IN Brief:
- Keysight will provide Test Equipment Managed Services for Leonardo UK under a five-year agreement.
- The work covers calibration, repair, asset lifecycle management, and digital test-equipment coordination.
- Aerospace and defence production depends on test availability, traceability, and measurement confidence.
Keysight extends Leonardo UK test services
Keysight Technologies has secured a five-year contract with Leonardo UK to deliver Test Equipment Managed Services across multiple UK sites.
The agreement covers calibration, repair, and asset lifecycle management for test equipment used across Leonardo’s aerospace and defence operations. Keysight will support equipment availability, compliance, and lifecycle performance for engineering and production teams.
The TEMS agreement provides an integrated model built around central coordination, digital asset management tools, logistics support, calibration, repair management, and optimisation. Keysight has worked with Leonardo UK on the TEMS project since 2016, and the new agreement extends and expands that collaboration.
Luca Tommasi, general manager at Keysight Services EMEA, said: “Leonardo continues to set the standard in aerospace and defence innovation, where precision, reliability, and operational excellence are paramount. This collaboration ensures sustained peak performance, with Keysight delivering the visibility, compliance, and lifecycle support required in highly complex environments.”
Garry Clark, Test Equipment Management Services superintending officer at Leonardo, said: “Keysight has consistently demonstrated exceptional service levels and reporting standards since holding the TEMS contract, and we are very pleased to have selected them for another five years.”
Test equipment management sits close to engineering risk in aerospace and defence production. Instruments that are unavailable, out of calibration, poorly tracked, or delayed in repair can disrupt schedules and weaken confidence in final test data. In regulated environments, the record of how a measurement was made can be as important as the measurement itself.

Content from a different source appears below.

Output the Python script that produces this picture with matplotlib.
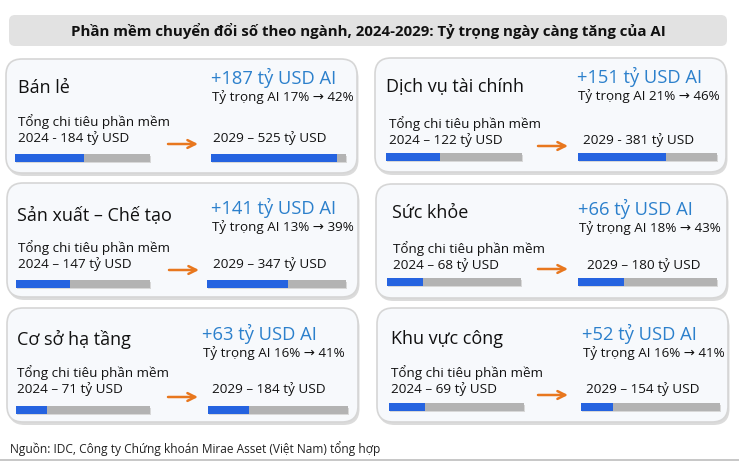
import matplotlib
matplotlib.use("Agg")
import matplotlib.pyplot as plt
from matplotlib.patches import FancyBboxPatch

plt.rcParams['font.family'] = ['Open Sans', 'DejaVu Sans']

# ---------------- data ----------------
title = "Phần mềm chuyển đổi số theo ngành, 2024-2029: Tỷ trọng ngày càng tăng của AI"
source = "Nguồn: IDC, Công ty Chứng khoán Mirae Asset (Việt Nam) tổng hợp"
sectors = ['Bán lẻ', 'Dịch vụ tài chính', 'Sản xuất – Chế tạo',
           'Sức khỏe', 'Cơ sở hạ tầng', 'Khu vực công']
ai_gain = [187, 151, 141, 66, 63, 52]
ai_share_2024 = [17, 21, 13, 18, 16, 16]
ai_share_2029 = [42, 46, 39, 43, 41, 41]
spend_2024 = [184, 122, 147, 68, 71, 69]
spend_2029 = [525, 381, 347, 180, 184, 154]
sep_2024 = ['-', '–', '–', '–', '–', '–']
sep_2029 = ['–', '-', '–', '–', '–', '–']
# bar fill fraction as drawn in the reference
fill_2024 = [0.51, 0.40, 0.40, 0.27, 0.23, 0.27]
fill_2029 = [0.93, 0.63, 0.58, 0.33, 0.29, 0.23]

# ---------------- layout ----------------
W, H = 739, 463
panel_xy = [(6, 59), (375, 58), (7, 183), (376, 184), (7, 308), (377, 308)]
panel_w, panel_h = 351, 114
name_off = [(12, 29), (11, 29), (10, 33), (16, 29), (10, 31), (14, 31)]
gain_off = [(205, 19), (202, 19), (204, 25), (202, 25), (195, 26), (205, 26)]
share_dy = 19
tot_off = [(12, 63), (14, 66), (11, 65), (17, 65), (10, 65), (14, 65)]
line_dy = 16
r_off_x = [207, 208, 206, 211, 205, 209]
arrow_off = [(162, 85), (163, 88), (162, 87), (162, 85), (161, 89), (161, 87)]
bar_y = [99, 99, 101, 98, 102, 99]
left_bar = [(9, 135), (11, 136), (9, 134), (11, 134), (9, 134), (12, 135)]
right_bar = [(205, 135), (203, 139), (200, 139), (202, 139), (201, 140), (204, 139)]
bar_h = 7.5

BLUE_TXT = '#2c80cc'
BLUE_BAR = '#2563e0'
GRAY_BAR = '#b3b3b3'
ORANGE = '#e8771e'

fig = plt.figure(figsize=(W / 100, H / 100), dpi=100)
ax = fig.add_axes([0, 0, 1, 1])
ax.set_xlim(0, W)
ax.set_ylim(H, 0)
ax.axis('off')

# title box
ax.add_patch(FancyBboxPatch((9, 15), 718, 31, boxstyle="round,pad=0,rounding_size=6",
                            fc='#e2e2e2', ec='none'))
ax.text(368, 31, title, ha='center', va='center', fontsize=10.8, fontweight='bold',
        color='#111111')

for i in range(6):
    px, py = panel_xy[i]
    # shadow
    ax.add_patch(FancyBboxPatch((px + 1.5, py + 3), panel_w, panel_h,
                                boxstyle="round,pad=0,rounding_size=16",
                                fc='#c4c4c4', ec='none', alpha=0.6))
    ax.add_patch(FancyBboxPatch((px, py), panel_w, panel_h,
                                boxstyle="round,pad=0,rounding_size=16",
                                fc='#f7f9fc', ec='#d6d6d6', lw=1.2))
    nx, ny = name_off[i]
    ax.text(px + nx, py + ny, sectors[i], ha='left', va='center', fontsize=13,
            color='#111111')
    gx, gy = gain_off[i]
    ax.text(px + gx, py + gy, f"+{ai_gain[i]} tỷ USD AI", ha='left', va='center',
            fontsize=13.2, color=BLUE_TXT)
    ax.text(px + gx + 1, py + gy + share_dy,
            f"Tỷ trọng AI {ai_share_2024[i]}% → {ai_share_2029[i]}%",
            ha='left', va='center', fontsize=9.6, color='#111111')
    tx, ty = tot_off[i]
    ax.text(px + tx, py + ty, "Tổng chi tiêu phần mềm", ha='left', va='center',
            fontsize=9.7, color='#111111')
    ax.text(px + tx, py + ty + line_dy, f"2024 {sep_2024[i]} {spend_2024[i]} tỷ USD",
            ha='left', va='center', fontsize=9.7, color='#111111')
    ax.text(px + r_off_x[i], py + ty + line_dy,
            f"2029 {sep_2029[i]} {spend_2029[i]} tỷ USD",
            ha='left', va='center', fontsize=9.7, color='#111111')
    axx, axy = arrow_off[i]
    ax.annotate('', xy=(px + axx + 30, py + axy), xytext=(px + axx, py + axy),
                arrowprops=dict(arrowstyle='->', color=ORANGE, lw=1.8,
                                mutation_scale=14, shrinkA=0, shrinkB=0))
    by = py + bar_y[i]
    for (bx, bl), frac in ((left_bar[i], fill_2024[i]), (right_bar[i], fill_2029[i])):
        ax.barh(by + 1.5, bl, left=px + bx + 1, height=bar_h, color='#d8d8d8', zorder=2)
        ax.barh(by, bl, left=px + bx, height=bar_h, color=GRAY_BAR, zorder=3)
        ax.barh(by, bl * frac, left=px + bx, height=bar_h, color=BLUE_BAR, zorder=4)

ax.text(10, 449, source, ha='left', va='center', fontsize=8.6, color='#222222')
ax.plot([0, W], [459.5, 459.5], color='#bdbdbd', lw=1.2)

fig.savefig('out.png', dpi=100)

The agreement also reflects a wider shift in engineering services, where equipment, software, data, and workflow control are being managed as one capability. Keysight’s recent work on electrical-optical-electrical simulation in ADS 2026 and RF workflow capture for AI-assisted design sits on the design side of the same movement toward more structured and traceable engineering environments.
Leonardo’s UK operations sit within a defence and aerospace market where production demand, electronic complexity, and support requirements are all rising. Radar, electronic warfare, avionics, sensors, communications, and mission systems depend on high-confidence measurement across development, qualification, production, and in-service support.
As systems become more software-defined and electronically dense, the test burden increases. RF performance, timing, signal integrity, power behaviour, environmental performance, and compliance evidence all have to be maintained through production and support cycles. Managing the instruments behind those tests becomes part of maintaining the capability itself.
A managed-service model can also reduce hidden friction inside engineering organisations. Calibration schedules, repair logistics, asset utilisation, procurement planning, and reporting often consume time across engineering and production teams. Centralising that work gives Leonardo a clearer view of its test estate while keeping specialist service support close to the installed equipment base.
The five-year term gives both companies a longer planning horizon for test asset optimisation. Aerospace and defence programmes often run across decades, so continuity in calibration, repair, and lifecycle planning can help align test capability with production demand, obsolescence management, and evolving measurement requirements.